= Maratoto =

Locality in Hauraki District, Waikato Region, New Zealand

Maratoto is a valley and rural community in the Hauraki District and Waikato region of New Zealand's North Island, north of Paeroa.

The valley extends up to the Coromandel Forest Park, which has a network of walking tracks.

==History==

===Early history===

Maratoto is a Māori word meaning "the rock of blood". It refers to a Māori legend about a group of warriors who were cornered on a rocky pinnacle in the valley, and flung themselves over the bank to avoid being captured.

By the 19th century, Ngāti Tamaterā had established a pā on the banks of the Maratoto Stream. It was called Hikutaia, which translates as "the end of the tide".

European settlers arrived in the area in the mid-19th century, most of the from Ireland. A small settlement sprung up around the Pioneer Hotel, which provided accommodation and alcohol for gold-miners passing through by stage coach.

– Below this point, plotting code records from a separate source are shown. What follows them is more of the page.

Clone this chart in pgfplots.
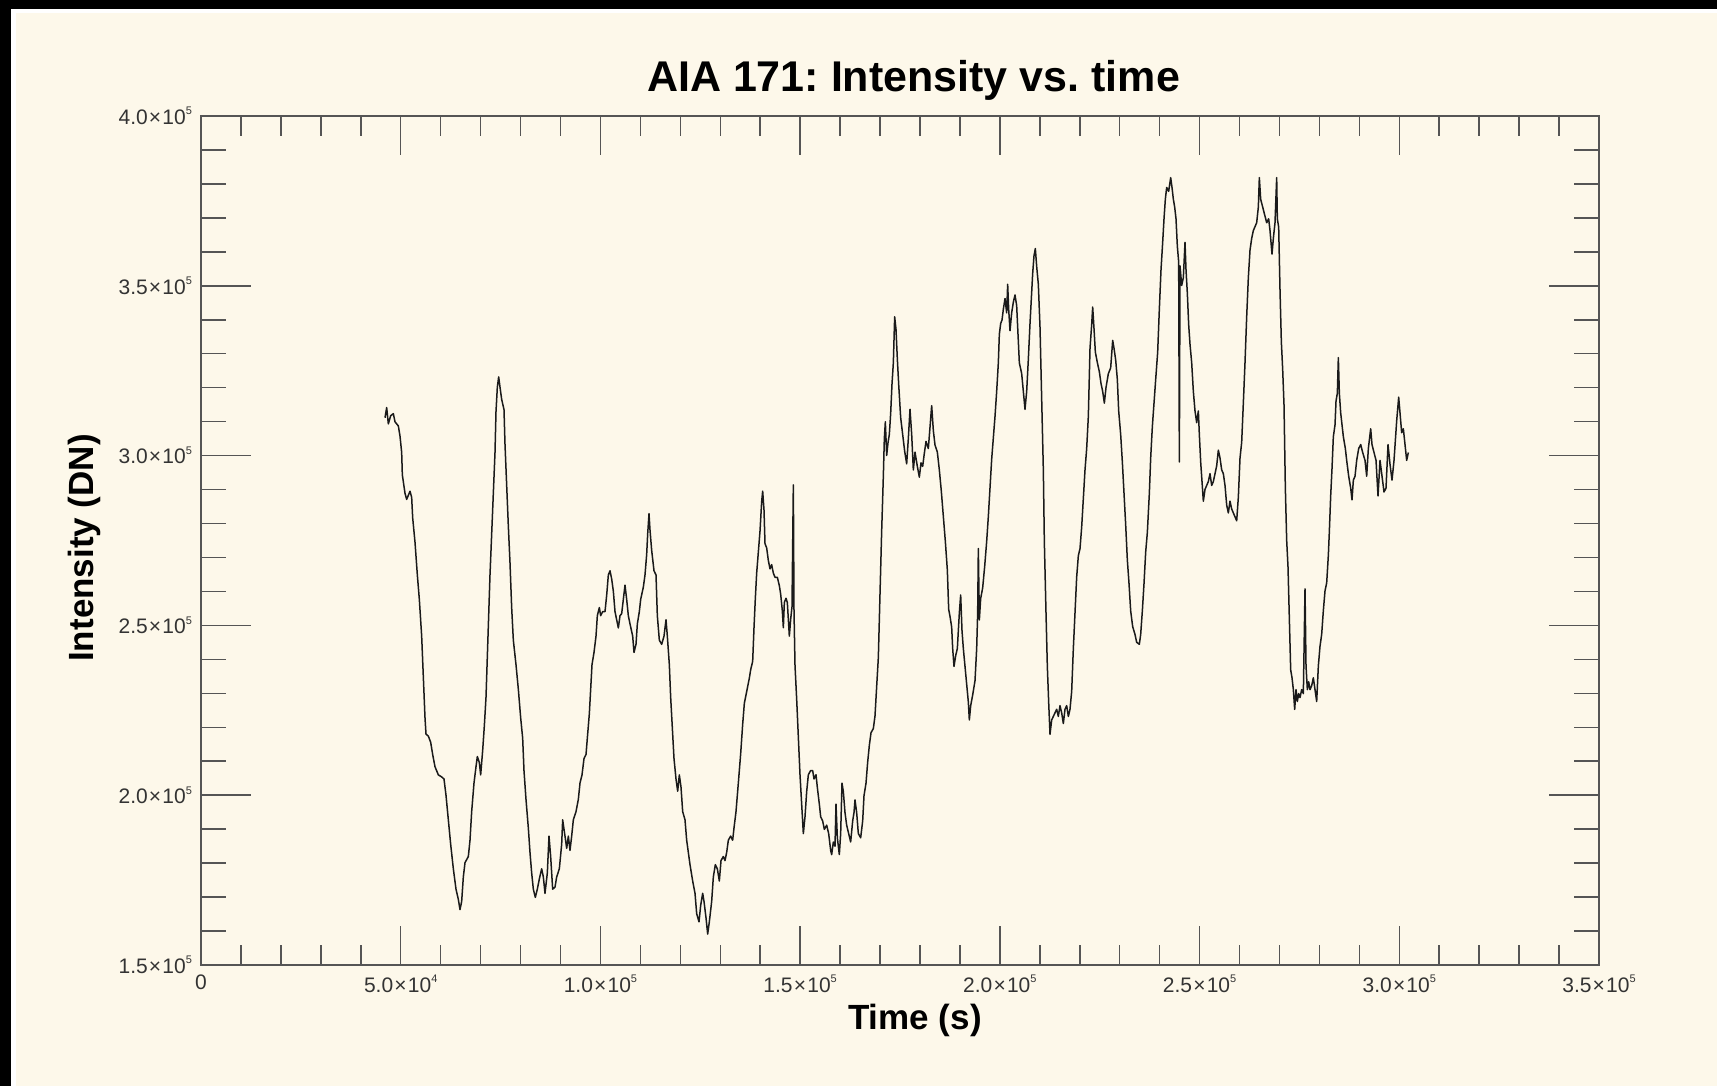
\documentclass[border=0pt]{standalone}
\usepackage{fontspec}
\setmainfont{Liberation Sans}
\usepackage{pgfplots}
\pgfplotsset{compat=1.18}
\frenchspacing

\definecolor{paper}{HTML}{FDF8EA}
\definecolor{axisgray}{HTML}{555555}
\definecolor{labelgray}{HTML}{333333}
\definecolor{ink}{HTML}{1A1A1A}

% tick label in the form m x 10^e
\newcommand{\sci}[2]{#1\kern0.6pt×\kern0.6pt10\raisebox{0.85ex}{\fontsize{5.5}{6}\selectfont#2}}

\pgfplotsset{
  aiabox/.style={
    at={(100.5pt,60.5pt)}, anchor=south west,
    scale only axis, width=699pt, height=424.5pt,
    xmin=0, xmax=350000, ymin=150000, ymax=400000,
    axis line style={axisgray, line width=0.8pt},
    tick align=inside,
    tick style={axisgray, line width=0.75pt},
    scaled ticks=false,
  }
}

\begin{document}
\begin{tikzpicture}
\useasboundingbox (0,0) rectangle (858.5pt,543pt);
\fill[black] (0,0) rectangle (858.5pt,543pt);
\fill[white] (5.5pt,0) rectangle (858.5pt,538.5pt);
\fill[paper] (8pt,0) rectangle (858.5pt,536.5pt);

% x ticks and the light curve
\begin{axis}[aiabox,
  xtick={0,50000,100000,150000,200000,250000,300000,350000},
  xticklabels={0,\sci{5.0}{4},\sci{1.0}{5},\sci{1.5}{5},\sci{2.0}{5},\sci{2.5}{5},\sci{3.0}{5},\sci{3.5}{5}},
  minor x tick num=4,
  ytick=\empty,
  major tick length=19.5pt, minor tick length=10pt,
  xticklabel style={font=\fontsize{10.5}{12}\selectfont, text=labelgray, yshift=-1.5pt},
]
\addplot[ink, line width=0.75pt, line join=round] table {
46066 311144
46484 314149
46901 309341
47485 311745
48153 312346
48570 309942
49404 308741
49822 305736
50239 300928
50406 294318
51073 288909
51491 287106
51908 288308
52325 289510
52742 287707
52993 281698
53577 274486
54161 264871
54662 257660
55246 246843
55663 234824
56080 222805
56330 217997
56915 217396
57499 215594
58000 211988
58584 208382
59418 205979
60253 205378
60837 204776
61338 199969
61922 192758
62506 185546
63174 178335
63842 172325
64426 169321
64843 166316
65260 168720
65677 175931
66094 180138
66929 181941
67346 186748
67764 195162
68348 203575
68849 208382
69183 211387
69684 209584
70017 205979
70518 213190
70935 220401
71352 228814
71686 240833
72020 252852
72353 264871
72771 276890
73188 288909
73605 300928
73855 312947
74189 320158
74523 323163
74857 320158
75274 316553
75858 313548
76108 303332
76526 291313
76943 279294
77360 268477
77777 255256
78195 245641
78862 238429
79446 231218
80030 222805
80531 216795
80865 207180
81365 198767
81950 190353
82367 183142
82784 177132
83202 172325
83702 169921
84203 172325
84704 175330
85288 178335
85705 175931
86122 171123
86707 177132
87124 187950
87541 181941
88042 172325
88626 172926
89045 175931
89713 178335
90297 185546
90547 192757
91131 187950
91549 184344
91966 187950
92383 183743
92800 187950
93218 192757
93885 195161
94469 198767
94887 203574
95387 205978
95888 210786
96389 211987
96722 216795
97223 224006
97557 231218
97891 238429
98391 242035
98892 246842
99226 252852
99727 255256
100060 252852
100561 254054
101145 254054
101563 258861
101980 264871
102397 266072
102814 263669
103232 260063
103649 254054
104066 251650
104483 249246
104901 252852
105318 253453
105735 257660
106152 261866
106570 257660
106987 252852
107404 250448
108072 246842
108405 242035
108906 244438
109240 250448
109741 254054
110074 257660
110742 261265
111159 264871
111577 270881
111827 276890
112161 282900
112411 278092
112829 272082
113413 266072
113914 264871
114247 252852
114748 245641
115332 244438
115916 246842
116417 251650
116751 246842
117252 238429
117585 228814
118086 217997
118420 210786
118921 204776
119338 201170
119755 205978
120173 202372
120590 195161
121174 192757
121591 186748
122009 183142
122426 179536
123094 174729
123678 171123
124095 165113
124677 162709
125095 167517
125596 171123
125930 168719
126431 163912
126848 159104
127265 162709
127849 168719
128267 175930
128767 179536
129268 178334
129769 174729
130186 180738
130770 181940
131187 180738
131605 183142
132022 186748
132606 187950
133107 186748
133440 190353
133941 195161
134525 203574
135110 212201
135611 220862
136028 227048
136446 229522
136863 231997
137280 234471
137614 236945
138115 239420
138448 249317
138782 257978
139116 265401
139533 271587
139951 277773
140368 286433
140618 289526
140952 283959
141202 274061
141620 272824
142037 269113
142454 266638
142871 267875
143289 265401
143706 264164
144290 264164
144791 261690
145124 259215
145542 254266
145792 249317
146042 256741
146460 257978
146794 256741
147294 246843
147628 251792
147962 255504
148296 291383
148462 254267
148713 238183
149130 228285
149547 217150
149965 206015
150382 197355
150799 188695
151216 193643
151634 201067
152051 206015
152635 207252
153136 207252
153469 204778
153970 206015
154304 202304
154805 197355
155138 193643
155639 192406
156056 189932
156640 191169
157141 188695
157642 183746
157892 182509
158310 186220
158727 184983
158977 197355
159311 187457
159812 182509
160145 188695
160479 203541
160813 201067
161230 194881
161648 191169
162148 188695
162649 186220
163150 192406
163483 194881
163734 198592
164151 194881
164568 188695
165152 187457
165653 192406
165987 199829
166488 203541
166905 209727
167322 214675
167740 218387
168324 219624
168741 223336
169158 231997
169576 240507
169993 259215
170410 277773
170827 293857
171078 305026
171328 309940
171662 300043
171996 303754
172329 306229
172663 312415
172997 321075
173331 327261
173664 340870
173998 337159
174332 328498
174666 321075
175166 311177
175667 306229
176168 301280
176669 297568
177086 305026
177505 313641
177922 306280
178340 295764
178757 301022
179341 296816
179842 293661
180259 297867
180676 296816
181010 299970
181511 304177
182095 302074
182512 308383
182929 314693
183347 307332
183764 303125
184348 301022
184849 295764
185349 289454
185850 282093
186351 274732
186851 266319
187185 254752
187519 252648
187936 249494
188187 243184
188520 237926
188938 241081
189355 243184
189856 253700
190189 258958
190523 248442
190857 243184
191274 237926
191692 232668
192109 227410
192359 222152
192693 226358
193194 229513
193778 233720
194195 243184
194445 253700
194612 272629
194863 251597
195196 257906
195697 261061
196198 267371
196699 274732
197116 282093
197533 290506
197950 298919
198368 305229
198785 311538
199202 318899
199619 327312
199870 335725
200203 338880
200537 339931
200871 343086
201288 346241
201706 342035
201956 350447
202206 343086
202540 336776
202957 342035
203375 345189
203792 347292
204209 344138
204459 337828
204877 327312
205461 324157
205878 318899
206295 313641
206713 318899
207130 328363
207547 338880
207881 346241
208215 353602
208548 358860
208882 360963
209216 355705
209633 350447
210051 337828
210468 316796
210885 295764
211135 274732
211553 253700
211886 237926
212220 227410
212554 217946
212971 222152
213389 223203
213806 224255
214223 225306
214640 223203
215058 226358
215475 224255
215892 221100
216309 225306
216727 226358
217144 223203
217561 225306
217978 230565
218396 243184
218813 253700
219230 264216
219647 270526
220065 272629
220482 278938
220899 287351
221316 295764
221734 302074
222151 311538
222570 331617
222987 338546
223238 343742
223571 337391
223905 330463
224406 327399
224907 324689
225324 321225
225741 318916
226158 315452
226576 320071
227160 324112
227744 325844
228245 333927
228578 331617
228996 328153
229413 322380
229747 313142
230247 306214
230665 298131
231082 288894
231499 279656
231916 269264
232334 262335
232751 254252
233252 249634
233836 247324
234253 245015
234921 244438
235254 247324
235672 254252
236089 262335
236506 271573
236923 277346
237424 288894
237758 299286
238175 308523
238592 315452
239010 322380
239510 330463
239928 343164
240345 354711
240762 362794
241096 369723
241430 375496
241764 378960
242264 377806
242765 381847
243099 378960
243433 375496
243766 373187
244100 369723
244434 361640
244768 357021
244935 298131
245102 355866
245519 350093
245936 352402
246353 362794
246604 354711
246938 347783
247271 338546
247605 332772
248022 327399
248440 318916
248857 313142
249274 309678
249692 313142
249942 306214
250276 298131
250610 292358
250943 286584
251361 290048
251778 291203
252195 292358
252612 294667
253030 291203
253447 292358
253864 294667
254281 296977
254699 301595
255116 299286
255533 295822
255950 294667
256368 291203
256785 285429
257202 283120
257619 286584
258037 284274
258454 283120
258871 281965
259288 280810
259706 287739
260123 299286
260540 303905
260957 315452
261375 327399
261792 340855
262209 352402
262626 360485
263043 363949
263461 366258
263878 367413
264295 368568
264712 373187
264963 381847
265296 375496
265797 373187
266298 370877
266799 368568
267299 369723
267633 366258
268134 359330
268467 363949
268885 368568
269302 381847
269469 369723
269805 367257
270139 348634
270472 333504
270806 325356
271140 314881
271474 290439
271808 274981
272141 267161
272475 252031
272809 236900
273143 234572
273477 231081
273810 225261
274144 231081
274478 227589
274812 229917
275146 228753
275563 231081
275980 229917
276397 260760
276648 238064
276982 231081
277315 233409
277649 231081
278066 232245
278484 234572
278901 231081
279318 227589
279735 238064
280153 243884
280570 247375
280987 254359
281404 260178
281822 262506
282239 270653
282489 277637
282823 288112
283157 296259
283491 305570
283908 309062
284158 316045
284492 318373
284742 328848
284993 318373
285327 312554
285661 309062
285994 305570
286495 302079
286829 298587
287330 293931
287831 290439
288165 286948
288498 292767
288915 293931
289332 298587
289833 302079
290334 303243
290835 300915
291419 298587
291836 293931
292253 302079
292837 307898
293171 303243
293672 300915
294173 298587
294673 288112
295174 298587
295675 293931
296175 289276
296676 290439
297177 303243
297677 297423
298178 292767
298679 298587
299012 304406
299346 310226
299847 317209
300181 312554
300598 306734
301015 307898
301432 303243
301850 298587
302267 300915
};
\end{axis}

% y ticks (longer than the x ticks)
\begin{axis}[aiabox,
  xtick=\empty,
  ytick={150000,200000,250000,300000,350000,400000},
  yticklabels={\sci{1.5}{5},\sci{2.0}{5},\sci{2.5}{5},\sci{3.0}{5},\sci{3.5}{5},\sci{4.0}{5}},
  minor y tick num=4,
  major tick length=25pt, minor tick length=12.5pt,
  yticklabel style={font=\fontsize{10.5}{12}\selectfont, text=labelgray, xshift=-1pt},
]
\addplot[draw=none] coordinates {(0,150000)};
\end{axis}

\node[font=\bfseries\fontsize{21.5}{24}\selectfont, text=black] at (456.75pt,503pt) {AIA 171: Intensity vs. time};
\node[font=\bfseries\fontsize{17.5}{20}\selectfont, text=black] at (457.5pt,33pt) {Time (s)};
\node[font=\bfseries\fontsize{17.5}{20}\selectfont, text=black, rotate=90] at (42pt,269pt) {Intensity (DN)};
\end{tikzpicture}
\end{document}
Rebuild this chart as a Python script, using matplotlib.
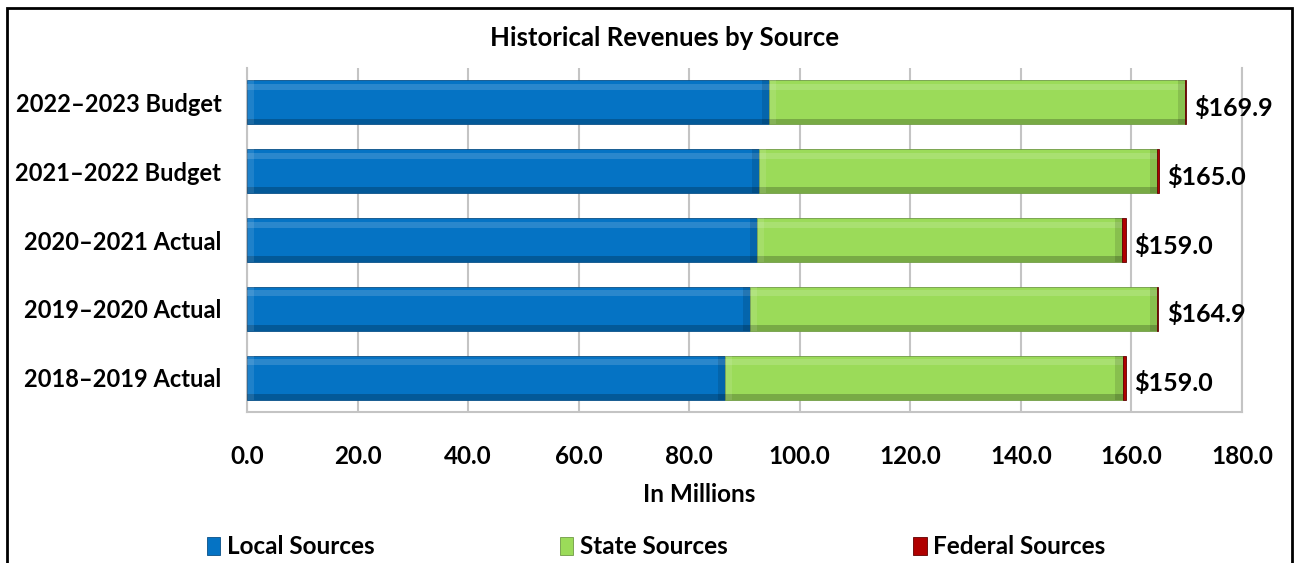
import matplotlib
matplotlib.use("Agg")
import matplotlib.pyplot as plt
import matplotlib.patches as patches
import numpy as np

# data (in millions)
years = ["2018\u20132019 Actual", "2019\u20132020 Actual", "2020\u20132021 Actual",
         "2021\u20132022 Budget", "2022\u20132023 Budget"]
local = [86.5, 91.0, 92.3, 92.6, 94.4]
state = [71.9, 73.6, 66.0, 72.1, 75.3]
federal = [0.6, 0.3, 0.7, 0.3, 0.2]
totals = [159.0, 164.9, 159.0, 165.0, 169.9]
series_names = ["Local Sources", "State Sources", "Federal Sources"]

colors = ["#0573C4", "#9BDB59", "#B00000"]
edges = ["#0a4f86", "#6f9a45", "#600000"]

plt.rcParams['font.family'] = ['Lato', 'DejaVu Sans']
plt.rcParams['font.weight'] = 'bold'

fig = plt.figure(figsize=(12.96, 5.63), dpi=100)
ax = fig.add_axes([0.1906, 0.2682, 0.9583 - 0.1906, 0.8792 - 0.2682])

y = np.arange(len(years))
h = 0.64
left = np.zeros(len(years))
handles = []
for vals, c, ec, name in zip([local, state, federal], colors, edges, series_names):
    bars = ax.barh(y, vals, height=h, left=left, color=c, edgecolor=ec,
                   linewidth=0.6, label=name, zorder=3)
    handles.append(bars)
    # simple bevel look: light band on top, dark band at bottom
    for b in bars:
        x0, y0, w, hh = b.get_x(), b.get_y(), b.get_width(), b.get_height()
        if w < 1:
            continue
        ax.add_patch(patches.Rectangle((x0, y0 + hh * 0.78), w, hh * 0.14,
                                       facecolor="white", alpha=0.15, lw=0, zorder=4))
        ax.add_patch(patches.Rectangle((x0, y0), w, hh * 0.13,
                                       facecolor="black", alpha=0.22, lw=0, zorder=4))
        ax.add_patch(patches.Rectangle((x0 + w - 1.3, y0), 1.3, hh,
                                       facecolor="black", alpha=0.12, lw=0, zorder=4))
        ax.add_patch(patches.Rectangle((x0, y0), 1.3, hh,
                                       facecolor="white", alpha=0.10, lw=0, zorder=4))
    left = left + np.array(vals)

for yi, t in zip(y, totals):
    ax.text(t + 1.5, yi - 0.08, "${:.1f}".format(t), va="center", ha="left",
            fontsize=18, fontweight="bold", zorder=5)

ax.set_xlim(0, 180)
ax.set_ylim(-0.5, 4.5)
ax.set_xticks(np.arange(0, 181, 20))
ax.set_xticklabels(["{:.1f}".format(v) for v in np.arange(0, 181, 20)])
ax.set_yticks(y)
ax.set_yticklabels(years)
ax.tick_params(axis="both", length=0)
ax.tick_params(axis="y", pad=18.5, labelsize=17)
ax.tick_params(axis="x", pad=24, labelsize=17.5)
ax.grid(axis="x", color="#c4c4c4", linewidth=1.5, zorder=0)
ax.set_axisbelow(True)
for s in ["left", "bottom", "right"]:
    ax.spines[s].set_color("#c4c4c4")
    ax.spines[s].set_linewidth(1.5)
ax.spines["top"].set_visible(False)

fig.text(665 / 1296, 1 - 38 / 563, "Historical Revenues by Source", ha="center",
         va="center", fontsize=18.5, fontweight="bold")
fig.text(699 / 1296, 1 - 495 / 563, "In Millions", ha="center", va="center",
         fontsize=17.5, fontweight="bold")

fig.legend(handles, series_names, loc="center", bbox_to_anchor=(656 / 1296, 1 - 547 / 563),
           ncol=3, frameon=False, fontsize=17.5, handlelength=0.55, handleheight=0.75,
           handletextpad=0.25, columnspacing=7.65)

fig.patches.append(patches.Rectangle((7 / 1296, -0.1), 1285 / 1296, 1.1 - 8 / 563,
                                     transform=fig.transFigure, fill=False,
                                     edgecolor="black", linewidth=2))

plt.savefig("out.png", dpi=100)
plt.close()
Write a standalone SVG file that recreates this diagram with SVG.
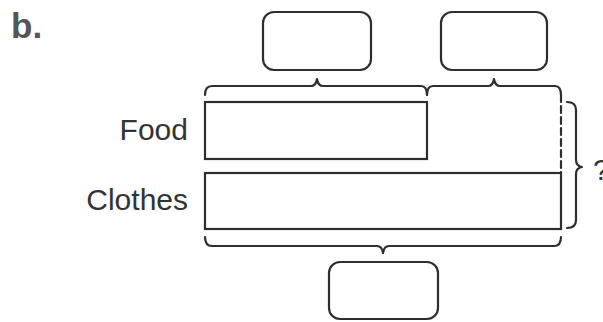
<svg xmlns="http://www.w3.org/2000/svg" width="603" height="322" viewBox="0 0 603 322">
<style>
.ln{fill:none;stroke:#2e2e2e;stroke-width:2.2;stroke-linejoin:round;stroke-linecap:round}
.box{fill:#fff;stroke:#2e2e2e;stroke-width:2.2}
.lbl{font-family:"Liberation Sans",Arial,sans-serif;font-size:30px;fill:#333}
</style>
<rect width="603" height="322" fill="#fff"/>
<text x="11" y="38" font-family="Liberation Sans,Arial,sans-serif" font-size="35" font-weight="bold" fill="#555">b.</text>
<g id="box-top-left"><rect class="box" x="263" y="12" width="108" height="58" rx="11"/></g>
<g id="box-top-right"><rect class="box" x="441" y="12" width="106" height="58" rx="11"/></g>
<g id="box-bottom"><rect class="box" x="329" y="262" width="109" height="57" rx="11"/></g>
<g id="food">
<text class="lbl" x="188" y="140" text-anchor="end">Food</text>
<rect class="box" x="205" y="102" width="222" height="57"/>
</g>
<g id="clothes">
<text class="lbl" x="188" y="210" text-anchor="end">Clothes</text>
<rect class="box" x="205" y="173" width="356" height="56"/>
</g>
<g id="connectors">
<path class="ln" d="M205,95 Q205,86 212,86 L311,86 Q316,86 317,79 Q318,86 323,86 L421,86 Q427,86 427,95"/>
<path class="ln" d="M427,95 Q427,86 433,86 L488,86 Q493,86 494,79 Q495,86 500,86 L555,86 Q561,86 561,95"/>
<path class="ln" d="M561,95 L561,173" stroke-dasharray="7,4"/>
<path class="ln" d="M567,102 Q576,102 576,110 L576,160 Q576,166 582,167 Q576,168 576,174 L576,220 Q576,228 567,228"/>
<path class="ln" d="M205,237 Q205,246 212,246 L377,246 Q382,246 383,253 Q384,246 389,246 L554,246 Q561,246 561,237"/>
</g>
<text class="lbl" x="593" y="180">?</text>
</svg>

Gum-diggers cleared much of the local kauri forest, and a local butcher set up a shop inside the hollow interior of an enormous kauri stump.

A telegraph line was completed 1872, ending the need for messages to be couriered to other settlements.

An Englishman pig-hunter discovered gold in the area while wrestling a pig into the creek. Richard McBrinn made a further gold discovery in the area in 1987; the McBrinn Creek is named after him.

Many people came to the area to mine gold and silver, including unusual characters like the South American Black Doctor.

A New South Wales gold-mining syndicate operated a mining company in the valley between 1888 and 1891. Their find was credible, but it was processed at a loss due to the cost of developing the site.

An Auckland syndicated established a company in the valley in 1898, installing a 15 head stamp battery and cyanide plant. It received Government funding and crushed ore for neighbouring mines.

===Modern history===

The mine closed in 1927 and is now abandoned.

Rock-climbers began visiting the area in the 1970s, and climbing routes began to be permanently mapped in 1996.

Remnants of old mines, an old telephone line, and a fence from an old cattle holding pen can still be found in the valley.

==Facilities and attractions==

Three tracks are accessible via Coromandel Forest Park:

- Maratoto Wires Track follows the old telephone track through the valley, and takes about three hours one way. Part of the track is used by four wheel drivers, with restrictions in place to stop the spread of Kauri dieback. The track includes slippery clay, a steep incline, and an exposed summit at the top of the ridge.
- Golden Cross Track connects with the Wires Track and goes through a regenerating forest in an old mining and farming area.
- The Maratoto to Wentworth Crossing is a five-hour walk for experienced trampers, connecting to the Wentworth Falls Walk, Wentworth Valley and Whangamatā on the eastern side of the park.

There are 11 climbing routes. The routes are mostly suited to sport climbing, with lots of exposure and views.